◆ To do ◆
Present each line of the entries below that holds the word "diagram".

◆ Data shown ◆

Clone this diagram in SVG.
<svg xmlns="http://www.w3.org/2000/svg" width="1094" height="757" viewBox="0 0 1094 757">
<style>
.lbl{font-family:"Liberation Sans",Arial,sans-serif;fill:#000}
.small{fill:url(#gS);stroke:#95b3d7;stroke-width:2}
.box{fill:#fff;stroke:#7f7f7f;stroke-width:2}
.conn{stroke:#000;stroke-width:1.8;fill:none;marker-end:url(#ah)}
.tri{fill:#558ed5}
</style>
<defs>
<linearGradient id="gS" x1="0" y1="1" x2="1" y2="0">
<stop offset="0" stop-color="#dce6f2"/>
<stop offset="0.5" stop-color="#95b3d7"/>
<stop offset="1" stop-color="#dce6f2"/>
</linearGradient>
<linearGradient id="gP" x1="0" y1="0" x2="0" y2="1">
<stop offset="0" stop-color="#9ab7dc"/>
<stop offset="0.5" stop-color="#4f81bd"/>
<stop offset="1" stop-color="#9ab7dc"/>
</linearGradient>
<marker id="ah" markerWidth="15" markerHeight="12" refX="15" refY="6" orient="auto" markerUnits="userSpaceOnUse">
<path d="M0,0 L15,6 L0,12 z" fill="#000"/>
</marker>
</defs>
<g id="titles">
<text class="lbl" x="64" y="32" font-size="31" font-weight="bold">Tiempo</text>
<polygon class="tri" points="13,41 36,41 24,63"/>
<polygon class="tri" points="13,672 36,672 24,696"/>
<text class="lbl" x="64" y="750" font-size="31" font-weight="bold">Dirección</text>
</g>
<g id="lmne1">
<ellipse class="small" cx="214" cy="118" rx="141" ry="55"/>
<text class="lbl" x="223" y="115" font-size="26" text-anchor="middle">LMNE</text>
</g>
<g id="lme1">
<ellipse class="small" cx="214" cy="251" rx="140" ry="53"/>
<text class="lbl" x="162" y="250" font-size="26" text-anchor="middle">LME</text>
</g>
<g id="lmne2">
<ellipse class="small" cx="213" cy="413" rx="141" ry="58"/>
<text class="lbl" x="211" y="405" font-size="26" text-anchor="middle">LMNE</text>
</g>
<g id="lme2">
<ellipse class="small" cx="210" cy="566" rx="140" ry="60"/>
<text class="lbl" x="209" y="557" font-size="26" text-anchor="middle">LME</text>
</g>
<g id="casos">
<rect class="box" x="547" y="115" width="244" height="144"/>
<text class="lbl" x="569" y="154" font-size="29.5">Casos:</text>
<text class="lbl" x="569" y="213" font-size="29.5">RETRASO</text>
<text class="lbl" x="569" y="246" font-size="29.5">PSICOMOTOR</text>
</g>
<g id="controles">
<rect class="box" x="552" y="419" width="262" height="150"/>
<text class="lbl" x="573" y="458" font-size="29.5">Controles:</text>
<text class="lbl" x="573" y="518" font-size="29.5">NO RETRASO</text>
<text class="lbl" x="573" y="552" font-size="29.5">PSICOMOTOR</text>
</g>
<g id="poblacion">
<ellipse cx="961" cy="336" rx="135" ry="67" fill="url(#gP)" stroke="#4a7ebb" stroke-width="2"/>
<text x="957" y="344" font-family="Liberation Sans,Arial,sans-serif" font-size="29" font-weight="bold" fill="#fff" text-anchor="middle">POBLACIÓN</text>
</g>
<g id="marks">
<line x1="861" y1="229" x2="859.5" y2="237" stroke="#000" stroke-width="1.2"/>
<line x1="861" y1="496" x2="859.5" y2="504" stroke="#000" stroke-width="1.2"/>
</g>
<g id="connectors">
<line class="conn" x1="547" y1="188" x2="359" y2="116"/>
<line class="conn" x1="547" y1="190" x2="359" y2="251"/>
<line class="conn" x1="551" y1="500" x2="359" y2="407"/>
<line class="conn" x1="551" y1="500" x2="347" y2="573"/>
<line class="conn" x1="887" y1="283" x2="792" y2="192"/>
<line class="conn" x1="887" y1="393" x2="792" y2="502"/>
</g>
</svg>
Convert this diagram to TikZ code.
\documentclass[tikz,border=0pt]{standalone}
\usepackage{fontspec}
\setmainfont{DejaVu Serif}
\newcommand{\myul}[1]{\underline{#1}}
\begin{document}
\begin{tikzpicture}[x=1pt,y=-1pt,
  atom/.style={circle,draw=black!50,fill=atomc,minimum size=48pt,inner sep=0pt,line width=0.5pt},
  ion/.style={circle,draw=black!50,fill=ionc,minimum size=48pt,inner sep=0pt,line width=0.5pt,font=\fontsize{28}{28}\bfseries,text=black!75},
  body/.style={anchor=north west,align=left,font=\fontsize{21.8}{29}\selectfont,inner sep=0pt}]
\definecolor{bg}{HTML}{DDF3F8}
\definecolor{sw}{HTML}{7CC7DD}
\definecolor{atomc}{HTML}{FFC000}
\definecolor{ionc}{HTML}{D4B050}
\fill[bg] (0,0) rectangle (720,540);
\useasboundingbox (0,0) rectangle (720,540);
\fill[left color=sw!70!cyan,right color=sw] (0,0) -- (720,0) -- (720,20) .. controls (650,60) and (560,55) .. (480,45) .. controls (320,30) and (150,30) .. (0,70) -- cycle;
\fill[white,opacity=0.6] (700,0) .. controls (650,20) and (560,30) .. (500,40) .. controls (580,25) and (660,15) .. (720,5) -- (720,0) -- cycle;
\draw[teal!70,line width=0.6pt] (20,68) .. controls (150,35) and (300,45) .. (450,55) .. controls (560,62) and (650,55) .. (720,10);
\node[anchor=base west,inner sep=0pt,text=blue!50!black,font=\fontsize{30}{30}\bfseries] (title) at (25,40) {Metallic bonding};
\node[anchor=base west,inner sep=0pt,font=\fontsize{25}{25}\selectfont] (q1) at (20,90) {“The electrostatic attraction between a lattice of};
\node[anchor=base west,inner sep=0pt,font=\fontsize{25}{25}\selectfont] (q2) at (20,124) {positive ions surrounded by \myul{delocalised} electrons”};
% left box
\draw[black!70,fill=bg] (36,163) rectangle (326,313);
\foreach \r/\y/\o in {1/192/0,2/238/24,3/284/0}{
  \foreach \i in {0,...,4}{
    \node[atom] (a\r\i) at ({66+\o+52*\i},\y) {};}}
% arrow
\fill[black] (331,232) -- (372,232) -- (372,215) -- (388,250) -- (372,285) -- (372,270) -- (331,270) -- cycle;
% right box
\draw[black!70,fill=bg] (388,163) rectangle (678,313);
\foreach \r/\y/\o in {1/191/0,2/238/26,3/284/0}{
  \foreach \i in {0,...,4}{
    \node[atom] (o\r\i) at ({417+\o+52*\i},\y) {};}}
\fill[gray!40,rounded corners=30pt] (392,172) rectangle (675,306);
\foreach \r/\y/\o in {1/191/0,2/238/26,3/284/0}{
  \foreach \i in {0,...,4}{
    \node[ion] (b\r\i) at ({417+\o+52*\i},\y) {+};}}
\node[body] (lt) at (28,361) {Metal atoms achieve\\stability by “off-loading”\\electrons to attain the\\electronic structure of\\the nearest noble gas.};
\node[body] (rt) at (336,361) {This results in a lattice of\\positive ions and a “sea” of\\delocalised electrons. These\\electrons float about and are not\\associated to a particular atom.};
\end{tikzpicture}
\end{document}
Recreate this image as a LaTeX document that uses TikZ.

◆ The response ◆
Clone this diagram in SVG.
Convert this diagram to TikZ code.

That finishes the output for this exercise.